WP-036: Sébastien Houde, "The Incidence of Coarse Certification: Evidence from the ENERGY STAR Program" (June 2018)
The ENERGY STAR certification program was established in 1992 by the U.S. EPA to help identify the most energy-efficient products in the marketplace. The main feature of the program is a label akin of a brand logo that the most energy-efficient products can prominently display. The label does not provide technical information about energy costs, but instead provides a coarse signal that aims to increase the salience and awareness of energy efficiency. From this standpoint, ENERGY STAR program has largely succeeded. The label has become one of the most well-known logo among U.S. households.
The coarse nature of the ENERGY STAR label can, however, lead to unintended consequences. When a share of consumers has a high willingness to pay for certified products, firms may have little incentive to offer products that exceed the certification requirement. To measure the net effect of the program on energy savings and welfare, we must determine how firms and consumers would respond in the absence of such certification.
The goal of the paper is to simulate a market, in this study the U.S. refrigerator market, with and without the ES certification, taking into account the strategic behavior of the firms and consumer heterogeneity. In this paper, Houde develops an econometric model estimated with rich micro-data for this purpose.
In settings where market failures prevent energy costs from being completely passed through to home prices, building codes can serve as a cost-effective tool for improving residential energy efficiency.
In the main policy simulation, the paper shows that in the absence of the ENERGY STAR certification firms would differentiate their products in the energy dimension by offering a larger share of products that just meet the federal minimum energy efficiency standard, and a small share of products that largely exceed the certification requirement that was then in effect. This result suggests that the assumption that manufacturers would only offer products that meet the federal minimum standard if there were no ENERGY STAR program is incorrect. In fact, in this particular context, the increase at the higher end of the energy efficiency spectrum is large enough that the overall provision of energy efficiency increases in a market not subject to ENERGY STAR. This is a surprising, but intuitive result. The main driver is the existence of a large-enough share of consumers that would respond to energy costs information even in the absence of certification. Therefore, firms find it optimal to offer products with higher efficiency levels that largely exceed the certification requirement.
Consumers are also better off without certification and this holds across income groups and regions subject to low and high electricity prices. High-income households living in regions with high electricity prices gain the most without certification because they highly value products that exceed the certification requirement. Firms tend to benefit from the certification, but the effect on profits is small and heterogeneous.

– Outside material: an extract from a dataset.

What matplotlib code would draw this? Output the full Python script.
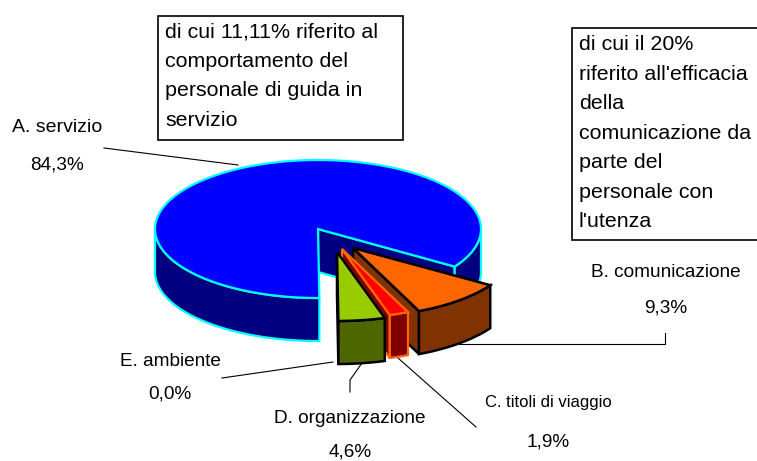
import numpy as np
import matplotlib
matplotlib.use('Agg')
import matplotlib.pyplot as plt
from matplotlib.patches import Polygon, Rectangle

# data
names = ['A. servizio', 'B. comunicazione', 'C. titoli di viaggio', 'D. organizzazione', 'E. ambiente']
values = [84.3, 9.3, 1.9, 4.6, 0.0]
value_labels = ['84,3%', '9,3%', '1,9%', '4,6%', '0,0%']
note_a = 'di cui 11,11% riferito al\ncomportamento del\npersonale di guida in\nservizio'
note_b = "di cui il 20%\nriferito all'efficacia\ndella\ncomunicazione da\nparte del\npersonale con\nl'utenza"

top_colors = ['#0000FF', '#FF6600', '#FF0000', '#99CC00', '#FFFFFF']
side_colors = ['#000080', '#803300', '#800000', '#4D6600', '#FFFFFF']
edge_colors = ['#00FFFF', '#000000', '#FF6600', '#000000', '#000000']

# layout, in image pixels
CX, CY = 318, 229
RX, RY = 163, 69
DEPTH = 43
START = -33
offsets = [(0, 0), (35, 19), (24, 20), (19, 23), (0, 0)]
label_pos = [(57, 127, 165), (666, 272, 308), (548, 402, 442), (350, 418, 452), (170, 361, 394)]
label_sizes = [14, 13.7, 12, 13.7, 13.7]
leaders = [[(104, 148), (238, 165)],
           [(459, 344), (665, 344), (665, 333)],
           [(398, 358), (476, 427)],
           [(362, 363), (350, 380), (350, 392)],
           [(333, 362), (222, 378)]]

plt.rcParams['font.family'] = ['Liberation Sans', 'DejaVu Sans']

fig = plt.figure(figsize=(7.57, 4.61), dpi=100)
ax = fig.add_axes([0, 0, 1, 1])
ax.set_xlim(0, 757)
ax.set_ylim(461, 0)
ax.axis('off')


def rim(cx, cy, a0, a1):
    t = np.radians(np.linspace(a0, a1, max(int(abs(a1 - a0)), 2) + 1))
    return np.column_stack([cx + RX * np.cos(t), cy - RY * np.sin(t)])


def wedge(a0, a1, off, top, side, edge, lw, z):
    cx, cy = CX + off[0], CY + off[1]
    down = np.array([0, DEPTH])
    apex = np.array([[cx, cy]])
    pts = rim(cx, cy, a0, a1)
    # cut face on the near side of the wedge
    face = np.vstack([apex, pts[:1], pts[:1] + down, apex + down])
    ax.add_patch(Polygon(face, fc=side, ec=edge, lw=lw, zorder=z))
    # outer wall, only the front half of the rim shows
    for lo, hi in [(-180, 0), (180, 360), (540, 720)]:
        b0, b1 = max(a0, lo), min(a1, hi)
        if b1 > b0:
            w = rim(cx, cy, b0, b1)
            ax.add_patch(Polygon(np.vstack([w, (w + down)[::-1]]), fc=side, ec=edge, lw=lw, zorder=z))
    ax.add_patch(Polygon(np.vstack([apex, pts]), fc=top, ec=edge, lw=lw, zorder=z))


# slices run counter clockwise from A: the rest of the pie comes back E, D, C, B
angle = START
for i in [0, 4, 3, 2, 1]:
    span = values[i] * 3.6
    if span > 0:
        wedge(angle, angle + span, offsets[i], top_colors[i], side_colors[i], edge_colors[i],
              1.6 if i in (0, 2) else 1.8, 2 + i)
    angle += span

for pts in leaders:
    xs, ys = zip(*pts)
    ax.plot(xs, ys, color='black', lw=0.8, zorder=1)

for name, val, (x, y1, y2), size in zip(names, value_labels, label_pos, label_sizes):
    ax.text(x, y1, name, ha='center', va='center', fontsize=size)
    ax.text(x, y2, val, ha='center', va='center', fontsize=13.7)

ax.add_patch(Rectangle((158, 16), 245, 124, fc='white', ec='black', lw=1.2, zorder=10))
ax.text(165, 76, note_a, ha='left', va='center', fontsize=15.4, linespacing=1.7, zorder=11)
ax.add_patch(Rectangle((572, 28), 200, 212, fc='white', ec='black', lw=1.2, zorder=10))
ax.text(579, 133, note_b, ha='left', va='center', fontsize=15.4, linespacing=1.7, zorder=11)

fig.savefig('out.png', dpi=100)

Overall, the policy analysis offers a cautionary tale on how certification, and more generally, nudges and information-based policies should be used, especially when it comes to address environmental externalities. Historically, ENERGY STAR has been managed like a marketing program where a strong branding effect has been sought, and deemed a successful metric. Consumers' high willingness to pay for the ENERGY STAR label may favor the adoption of certified products, but to quantify the true energy savings and welfare effects we must also understand how the market will respond in the absence of such certification.